|
|
|
|
|
by hinkley
949 days ago
|
|
People genuinely don’t understand how statistics work. Which is part of why Vegas still makes so much money. When you put together a bunch of equipment with a small error rate, the time between errors climbs very fast. Build a RAID array with 33 disks and you’d better have a vendor picked out for replacements because you’ll be doing replacements fairly often, instead of every four to ten years with a single disk. And they don’t understand dependent statistics either. Every failing rocket engine can potentially damage its neighbors. Every failing hard drive requires a stressful operation on the remaining disks (resilvering) that may push the next drive to failure. |
|
Yes, naturally 33 > 1, so you might expect 33 times as many failures of individual components.
But your analogy between arrays of rocket engines and disks is apt, because both have redundancy to survive the failure of individual components.
For example, in the high-altitude flight test of the Starship prototype in May 2021, three of the 33 Raptor engines powering the first stage failed shortly after liftoff. The vehicle still managed to continue flying, reaching an altitude of 40 kilometers before failing due to a variety of causes.

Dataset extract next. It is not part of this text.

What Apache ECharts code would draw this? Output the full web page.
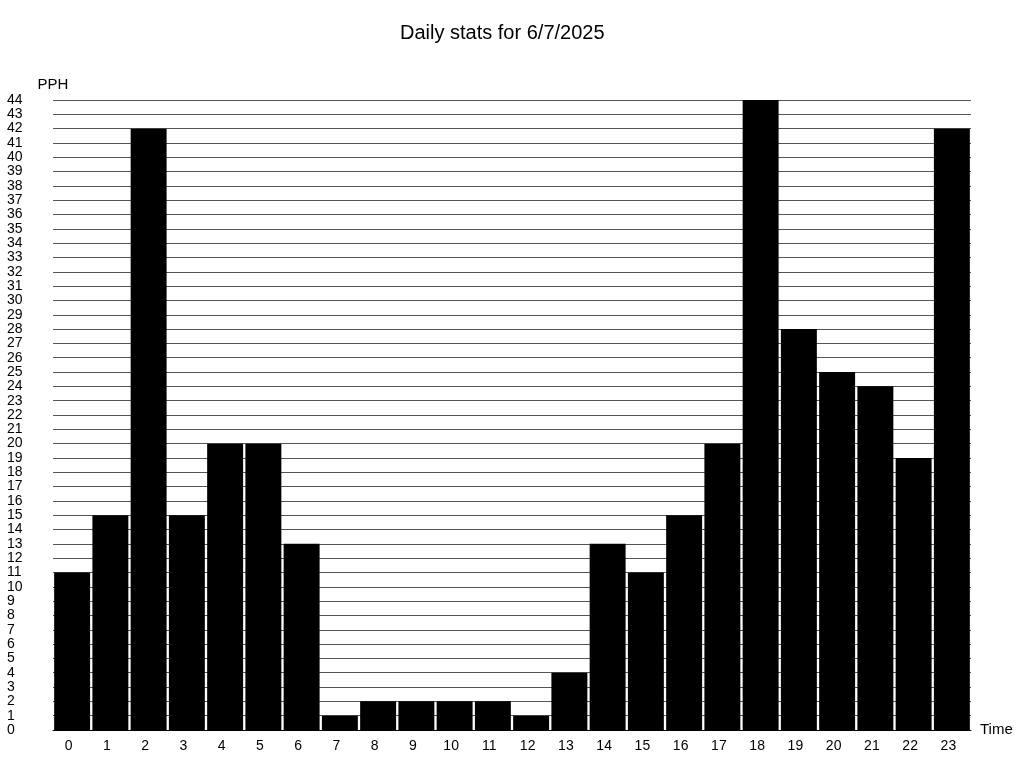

> People genuinely don’t understand how statistics work
Indeed.
If an individual disk has MTBF of 2 million hours, the probability of it failing in the first year is 0.437%.
But put 33 of those disks in a RAID 6 array, which can tolerate 1 or 2 failures without replacement, and the probability of the entire array failing in the first year drops by a factor of ten to 0.0413%.
The statistics say the array is even more reliable than a single component by itself.